Dr. Herlich explained that drugs injected intravenously, as Lynda Williams did to Mrs. Mongar, can reach the heart in 9 seconds and the brain in 16 to 18 seconds. It is crucial, therefore, not only to monitor constantly, but also to administer the medications slowly, a little at a time, and to watch carefully to see how the patient reacts. It was beyond reckless for Gosnell to entrust this delicate and dangerous medical procedure to Williams or any of his other unlicensed, untrained, and unsupervised employees – particularly with no monitoring equipment and no doctor on-site to step in if there was trouble.
The reckless practices that killed Mrs.

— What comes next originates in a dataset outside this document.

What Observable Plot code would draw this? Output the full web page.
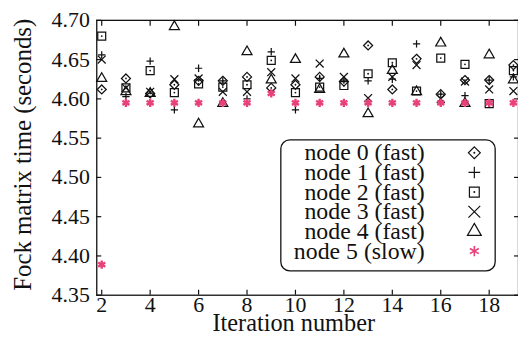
<!DOCTYPE html>
<html><head><meta charset="utf-8">
<script src="https://cdn.jsdelivr.net/npm/d3@7"></script>
<script src="https://cdn.jsdelivr.net/npm/@observablehq/plot@0.6"></script>
<style>html,body{margin:0;padding:0;background:#fff;overflow:hidden;}</style>
</head><body><div id="chart"></div>
<script>
// ---- data ----
const iterations = [2,3,4,5,6,7,8,9,10,11,12,13,14,15,16,17,18,19];
const node0 = [4.612,4.626,4.607,4.618,4.623,4.623,4.628,4.614,4.618,4.628,4.622,4.668,4.612,4.651,4.606,4.624,4.624,4.643];
const node1 = [4.656,4.603,4.648,4.586,4.639,4.623,4.600,4.660,4.586,4.626,4.624,4.623,4.625,4.670,4.606,4.604,4.624,4.628];
const node2 = [4.680,4.614,4.636,4.608,4.619,4.615,4.618,4.649,4.608,4.615,4.617,4.632,4.646,4.610,4.652,4.644,4.594,4.636];
const node3 = [4.650,4.614,4.609,4.625,4.626,4.609,4.609,4.634,4.626,4.645,4.628,4.601,4.628,4.643,4.600,4.622,4.612,4.610];
const node4 = [4.626,4.609,4.607,4.692,4.568,4.594,4.660,4.624,4.650,4.612,4.657,4.581,4.636,4.609,4.671,4.594,4.656,4.624];
const node5 = [4.389,4.595,4.595,4.595,4.595,4.595,4.595,4.607,4.595,4.595,4.595,4.595,4.595,4.595,4.595,4.595,4.595,4.595];
const nodeNames = ["node 0 (fast)","node 1 (fast)","node 2 (fast)","node 3 (fast)","node 4 (fast)","node 5 (slow)"];
const xTicks = [2,4,6,8,10,12,14,16,18];
const yTicks = [4.35,4.40,4.45,4.50,4.55,4.60,4.65,4.70];
const xTitle = "Iteration number";
const yTitle = "Fock matrix time (seconds)";

// ---- styles ----
const series = [node0,node1,node2,node3,node4,node5];
const symbolNames = ["diamond2","plus","square2","times","triangle2","asterisk"];
const d3Symbols = [d3.symbolDiamond2,d3.symbolPlus,d3.symbolSquare2,d3.symbolTimes,d3.symbolTriangle2,d3.symbolAsterisk];
const colors = ["#111","#111","#111","#111","#111","#e8407a"];
const dotR = [4.1,2.5,5.1,3.7,4.8,3.9];
const legendSize = [92,47,125,94,140,75];
const font = "'Liberation Serif','Times New Roman',serif";

const rowsFor = k => series[k].map((v,i) => ({iteration: iterations[i], time: v, node: nodeNames[k]}));

const marks = [
  Plot.frame({stroke:"#111", strokeWidth:1.3}),
  Plot.axisX(xTicks, {anchor:"bottom", tickSize:-5, tickFormat:() => "", label:null, strokeWidth:1.2}),
  Plot.axisX(xTicks, {anchor:"top", tickSize:-5, tickFormat:() => "", label:null, strokeWidth:1.2}),
  Plot.axisX(xTicks, {anchor:"bottom", tickSize:0, tickPadding:1, label:null, fontSize:22}),
  Plot.axisY(yTicks, {anchor:"left", tickSize:-5, tickFormat:() => "", label:null, strokeWidth:1.2}),
  Plot.axisY(yTicks, {anchor:"right", tickSize:-5, tickFormat:() => "", label:null, strokeWidth:1.2}),
  Plot.axisY(yTicks, {anchor:"left", tickSize:0, tickPadding:7, tickFormat:d3.format(".2f"), label:null, fontSize:22}),
];
series.forEach((s,k) => {
  marks.push(Plot.dot(rowsFor(k), {x:"iteration", y:"time", symbol:"node", stroke:colors[k], r:dotR[k], strokeWidth: k===5 ? 2.4 : 1.25}));
  if (k===0 || k===2) marks.push(Plot.dot(rowsFor(k), {x:"iteration", y:"time", r:0.9, fill:"#111"}));
});

const chart = Plot.plot({
  width:522, height:346,
  marginLeft:97, marginRight:0, marginTop:20, marginBottom:49,
  style:{fontFamily:font, color:"#111", background:"#fff"},
  x:{domain:[1.795, 19.21]},
  y:{domain:[4.35, 4.70]},
  symbol:{domain:nodeNames, range:symbolNames},
  marks
});

const svg = d3.select(chart);
// ---- axis titles ----
svg.append("text").attr("x",296).attr("y",334).attr("text-anchor","middle")
  .style("font-family",font).style("font-size","24.5px").attr("fill","#111").text(xTitle);
svg.append("text").attr("transform","translate(31,156) rotate(-90)").attr("text-anchor","middle")
  .style("font-family",font).style("font-size","25px").attr("fill","#111").text(yTitle);

// ---- legend box ----
const g = svg.append("g");
g.append("rect").attr("x",283).attr("y",141).attr("width",216).attr("height",132).attr("rx",9)
  .attr("fill","#fff").attr("stroke","#111").attr("stroke-width",1.3);
nodeNames.forEach((n,i) => {
  const cy = 154 + i*19.8;
  g.append("text").attr("x",428).attr("y",cy).attr("dy","0.32em").attr("text-anchor","end")
    .style("font-family",font).style("font-size","24px").attr("fill","#111").text(n);
  g.append("path").attr("transform",`translate(478,${cy})`).attr("d", d3.symbol(d3Symbols[i], legendSize[i])())
    .attr("fill","none").attr("stroke",colors[i]).attr("stroke-width", i===5 ? 1.6 : 1.2);
  if (i===0 || i===2) g.append("circle").attr("cx",478).attr("cy",cy).attr("r",1).attr("fill","#111");
});
document.getElementById("chart").appendChild(chart);
</script>
</body></html>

Mongar were even more irresponsible and dangerous because of the drugs involved. Dr. Herlich testified that Demerol has been out of favor for 10 to 15 years because it has serious side effects and because there are better, safer drugs to use during procedures. Demerol is made more dangerous by mixing it with diazepam, he said, and its potency is multiplied by promethazine. One of the safer drug options the anesthesiologist mentioned is Nalbuphine, a drug that Gosnell sometimes used in his so-called “local” concoctions. But Eileen O’Neill testified that Gosnell would substitute Demerol because it was “very cheap versus the Nalbuphine.” Massof also told the Grand Jury that Demerol “was easier to obtain at a better price.”
The expert testimony substantiated that it was hazardous to have the untrained employees administering even the promethazine. Promethazine, Dr. Herlich testified, has a “black box warning” attached to it, meaning that it has “a side effect that is so terrible that you better be cautious about using it.” The side effect is that if the drug escapes the vein while being administered intravenously, it can cause tissue necrosis, a condition that looks like a burn or a crater.

In light of the testimony of Dr. Herlich and other experts, it is no surprise that the combination of callously reckless and illegal procedures, unlicensed and unsupervised employees, and outrageously excessive sedation at Gosnell’s clinic proved lethal to Mrs. Mongar.